The Gentle Truth About Dying

As told to Helen Signy

Here’s what three professionals who’ve seen many people through their final moments want all of us to know.

The Gentle Truth About Dying

It’s the moment that will come to all of us, but our society generally avoids thinking about death. Those who spend their careers with the dying say that a little preparation is all that’s needed for a good end of life.

Nikki Johnston, Palliative Care Nurse Practitioner

People die as they live – some are angry, others are spiritual. Whoever you are, you don’t change when you are dying.

Palliative care is not just about dying – it’s also about living. It’s about making the last days and weeks as good as possible. Death is something we just don’t talk about in our society – it’s hidden so people have a very individual response.

Sometimes death is very sudden. But the majority of times, people are elderly or have a disease and so become tired and sleep a lot. They start sleeping more than they are awake. Next the eating goes and generally their thirst disappears, too. They become inactive, in bed, not walking or moving.

Once they become unconscious, their breathing patterns change – it’s called “Cheyne-Stokes breathing”. There are gaps in breathing and then they take big breaths to catch up. It can be quite scary to watch if there is a big gap. You think they have died, and then they take a big gasp, but it’s a natural process. Unconscious Cheyne–Stokes breathing can last a few hours or last anywhere up to two weeks.

Sometimes people wake up for a short time just prior to death. I see lovely things happen during that brief window; they will say “I love you, it’s OK that I’m going”. I have also seen many people have visions of people come to collect them. I believe they’re communicating with something beyond what we can understand.

Sometimes families are by the bedside for many hours and leave to have a drink and their relative dies. Other times people seem to wait until someone arrives. I wonder if there is some control over this? It happens when it happens and that’s OK.

There is a sense of knowing when a spirit leaves the person. There is life and breathing and then they stop breathing and the person is gone. All that is left is the body. Often they look so calm. If someone has been really sick and struggling, once they die they look younger and they look peaceful.

Relief from pain and suffering is definitely important, and so is emotional support. I have seen people die who didn’t have relief and it’s not nice. When someone who is dying has relief from their suffering, sometimes their past will come up – did they get it right, have they got regrets, are there people they would like to say sorry to or reconnect with? These are really important to feeling they are ready to die.

Some people want death to come and it doesn’t come fast enough. Waiting to die can be one of the most difficult things for the person and their loved ones. As a health professional, continuing to turn up and supporting everyone involved shouldn’t be underestimated. Letting them know that there are options is important, too, like not taking antibiotics for pneumonia.

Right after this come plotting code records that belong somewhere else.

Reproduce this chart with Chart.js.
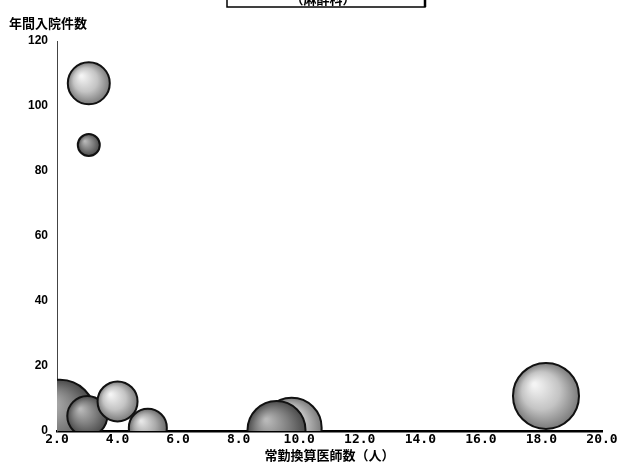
<!DOCTYPE html>
<html><head><meta charset="utf-8">
<script src="https://cdn.jsdelivr.net/npm/chart.js@4/dist/chart.umd.min.js"></script>
<style>html,body{margin:0;padding:0;background:#fff}#wrap{width:619px;height:464px}</style>
</head><body><div id="wrap"><canvas id="c" width="619" height="464"></canvas></div>
<script>
// Data (drawing order: back to front)
const doctors   = [2.1, 3.0, 4.0, 5.0, 9.75, 9.25, 18.15, 3.05, 3.05];   // 常勤換算医師数（人）
const admissions= [5.0, 4.6, 9.1, 1.0, 1.0, 0.3, 10.8, 107, 88];        // 年間入院件数
const bubbleSize= [35, 20, 20, 19, 30, 29, 33, 21, 11];
const tone      = ['dark','dark','light','mid','light','dark','light','light','dark'];
const xTicks = [2,4,6,8,10,12,14,16,18,20];
const yTicks = [0,20,40,60,80,100,120];
const yTitle = '年間入院件数';
const xTitle = '常勤換算医師数（人）';
const topBoxText = '（麻酔科）';

const points = doctors.map((d,i)=>({x:d, y:admissions[i], r:bubbleSize[i]}));

const palettes = {
  light:['#f4f4f4','#c4c4c4','#7a7a7a'],
  mid:  ['#e6e6e6','#aaaaaa','#6a6a6a'],
  dark: ['#b8b8b8','#7e7e7e','#4a4a4a']
};
function fill(ctx){
  const ch = ctx.chart;
  if(!ch.chartArea || ctx.raw===undefined) return '#999';
  const xs = ch.scales.x, ys = ch.scales.y;
  const px = xs.getPixelForValue(ctx.raw.x), py = ys.getPixelForValue(ctx.raw.y);
  const r = ctx.raw.r;
  const g = ch.ctx.createRadialGradient(px - r*0.35, py - r*0.35, r*0.05, px, py, r);
  const p = palettes[tone[ctx.dataIndex]];
  g.addColorStop(0, p[0]); g.addColorStop(0.55, p[1]); g.addColorStop(1, p[2]);
  return g;
}

const decor = {
  id:'decor',
  afterDraw(chart){
    const c = chart.ctx;
    c.save();
    // partially visible title box at the top
    c.fillStyle='#fff'; c.strokeStyle='#000'; c.lineWidth=1.5;
    c.fillRect(227,-10,198,17);
    c.strokeRect(227,-10,198,17);
    c.lineWidth=2.5; c.beginPath(); c.moveTo(425,-2); c.lineTo(425,7); c.stroke();
    c.fillStyle='#000';
    c.font='bold 13px "Noto Sans CJK JP"';
    c.textAlign='center'; c.textBaseline='alphabetic';
    c.fillText(topBoxText, 323, 4);
    // axis titles
    c.textBaseline='middle';
    c.textAlign='left';
    c.font='bold 13px "Noto Sans CJK JP"';
    c.fillText(yTitle, 9, 23);
    c.textAlign='center';
    c.font='bold 13px "Noto Sans CJK JP"';
    c.fillText(xTitle, (chart.chartArea.left+chart.chartArea.right)/2, 455);
    c.restore();
  }
};

new Chart(document.getElementById('c'), {
  type:'bubble',
  data:{datasets:[{
    data:points,
    backgroundColor:fill,
    hoverBackgroundColor:fill,
    borderColor:'#111',
    borderWidth:2,
    hoverBorderWidth:2,
    clip:0
  }]},
  options:{
    responsive:false, animation:false, devicePixelRatio:1,
    layout:{autoPadding:false, padding:{top:41,right:17,left:0,bottom:0}},
    plugins:{legend:{display:false},tooltip:{enabled:false}},
    scales:{
      x:{type:'linear',min:2,max:20,
        afterBuildTicks:s=>{s.ticks = xTicks.map(v=>({value:v}));},
        afterFit:s=>{s.height=33; s.paddingRight=0; s.paddingLeft=0;},
        grid:{display:false,drawTicks:false},
        border:{display:true,color:'#000',width:2.5},
        ticks:{padding:1,color:'#000',maxRotation:0,autoSkip:false,
          font:{family:'"DejaVu Sans Mono"',weight:'bold',size:13},
          callback:v=>Number(v).toFixed(1)}
      },
      y:{type:'linear',min:0,max:120,
        afterBuildTicks:s=>{s.ticks = yTicks.map(v=>({value:v}));},
        afterFit:s=>{s.width=57; s.paddingTop=0; s.paddingBottom=0;},
        grid:{display:false,drawTicks:false},
        border:{display:true,color:'#444',width:1,dash:[2,1]},
        ticks:{padding:9,color:'#000',autoSkip:false,
          font:{family:'"Liberation Sans"',weight:'bold',size:12}}
      }
    }
  },
  plugins:[decor]
});
</script></body></html>
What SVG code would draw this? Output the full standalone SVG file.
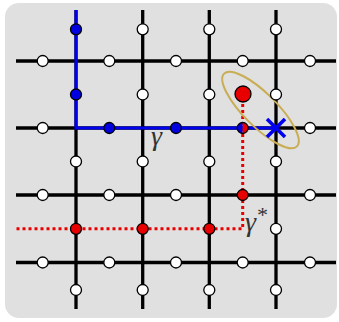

There is a lot of money poured into keeping people alive, but at the end of life we are trying to treat death as a normal process and quality of life must come into it. I don’t think it’s necessarily understood well. There is not just one way of doing it.

Some people get a lot of strength from knowing what’s going to happen after they die. If they believe they will go to heaven or a higher place, they get comfort from that. Religion or spiritual beliefs can definitely give them strength and reduce fear. But that’s not true for everyone – sometimes people draw on other strengths.

Death is a leveller, it will happen to every one of us. It’s such a privilege to do this work. It’s so honest.